There's not much that can be calculated from your figures, except the 
peak memory transfer rate of some - presumably - representative graphics 
hardware. Program execution speed, however, also depends on the 
particular compiler (and optimizer!) - which are not even available yet.

> I think they may have a structured and classified diagram of ALL POV-Ray 
> programming structures, knowing approximately how much each structure 
> would take in the CPU, so from the data I provided they could see:

That would help in no way, because these structures all rely on an 
architecture that, as already pointed out, is fundamentally incompatible 
with OpenCL-based GPU computing.

> 3) And this should be first, see if it is worth it, to consider the GPU 
> aid, if not possible through OpenCL, make a custom framework. If it is, 
> calculate how many GPU capable structures there are to have a second 
> evaluation, and see if that number is worth the effort.

I don't think that the POV-Ray dev team should even be bothered with 
this, because from all I see, current GPU architectures would appear to 
either require a /monstrous/ amount of framework development to make it 
work for /POV-Ray/ (again, most particularly due to the lack of support 
for recursion, which apparently is a hardware limitation, not a 
framework thing), or provide /very small/ gain or even a disadvantage 
(due to the small size of work packages POV-Ray could supply to the GPU, 
and the lack of POV-Ray to do anything else while waiting for the 
results), or require a /monstrous/ amount of POV-Ray architecture changes.
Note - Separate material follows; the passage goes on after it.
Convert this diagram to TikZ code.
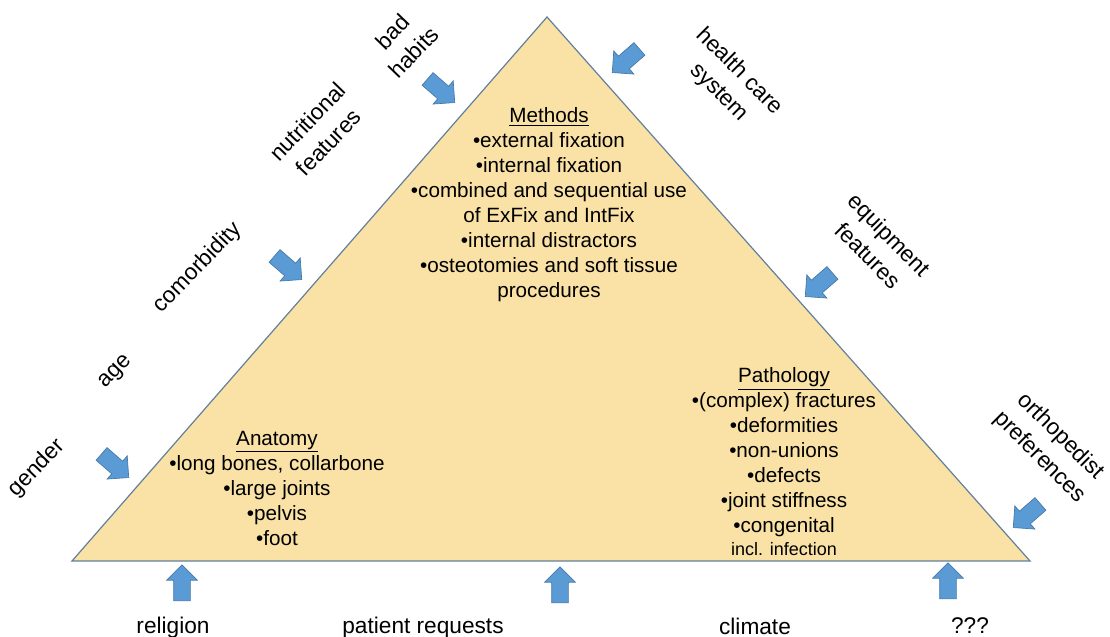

I don't think the POV-Ray dev team /want/ to be bothered (once again) 
with this anyway.

And even /if/ they wanted to be bothered, /I/ as a POV-Ray user wouldn't 
want them to, because I think there are plenty of features which are 
more important to invest time into, where a gain is clearly visible, 
while the gain of GPU support is still /very/ questionable, for all the 
reasons I (and others) have presented by now.